Posted by Dan Eastwell Mon, 23 Oct 2006 16:56:00 GMT

Looking at Matthias Willerich's article on the web developer toolbar, reminded me of my use for CTRL-SHIFT-F in Chris Pederick's firefox extension.

I tend to do a quick CTRL-SHIFT-F in order to check the font size of a particular piece of text, to check it's right. I realize that firefox isn't the be all and end all, but it's a good touchpoint if you've got to work out inherited relative font sizes, before doing a more thorough check.

This got me thinking, though. How far do you go to get fonts right?
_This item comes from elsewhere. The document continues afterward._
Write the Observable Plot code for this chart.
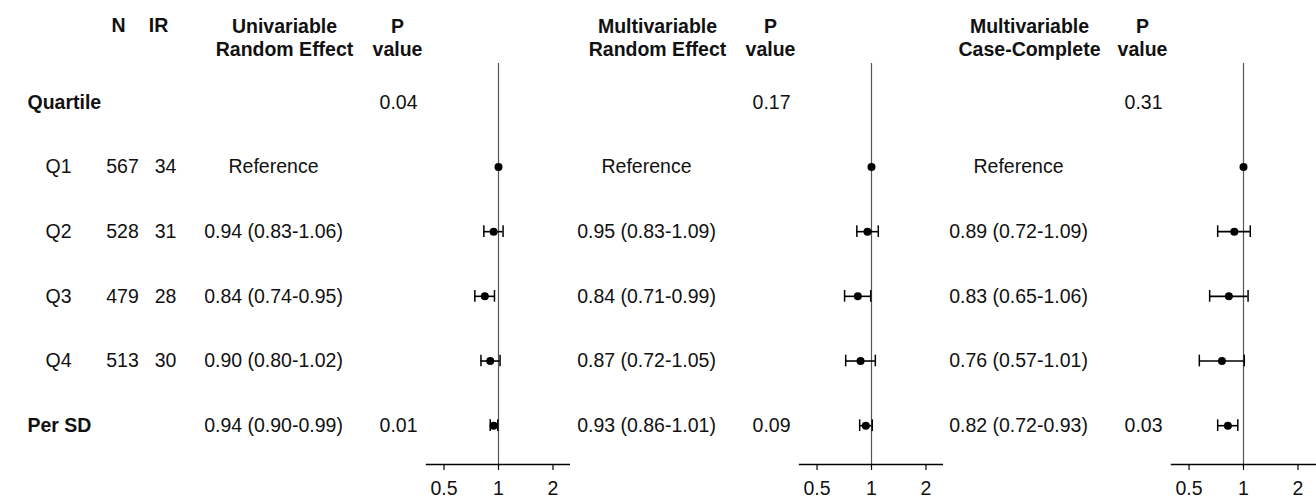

I'm often given a Fireworks or Photoshop file by a designer and used to just read off the settings for each piece of text (e.g. 10px arial 130% line-height), and type them straight up into the CSS

This, obviously, leads to problems immediately, due to the inheritence issues, especially deep down in code, especially if you're inheriting from someone else's code. (This article by Richard Rutter explains how to scale fonts using ems) . Further issues abound when you're well aware that the vast majority of your audience aren't going to have the target font (e.g. when the type is set in helvetica).

My question is: do you go for pragmatism and set to what looks best, or do you go with the style guide/design to the letter, no matter how crap it looks?

In my opinion, you should aim to get the fonts looking the best in the most browsers, as close to the original design as is possible, given how much designs rely on typography.

I tend to take screen prints of my code running in a browser and then overlay the original design in photoshop, to see if the leading, tracking and font size match, and adjust the line-height, letter-spacing and font-size accordingly.

'Controversially', I'd even sanction the use of browser filters to get the fonts correct: if the design is set in helvetica, then get the arial tweaked to look as close as is possible, then apply a safari hack to serve 'mac users' helvetica (given that safari users are exclusively mac, even if mac users aren't exclusively safari users).

I imagine there are other, and probably better, methods: what have been your experiences?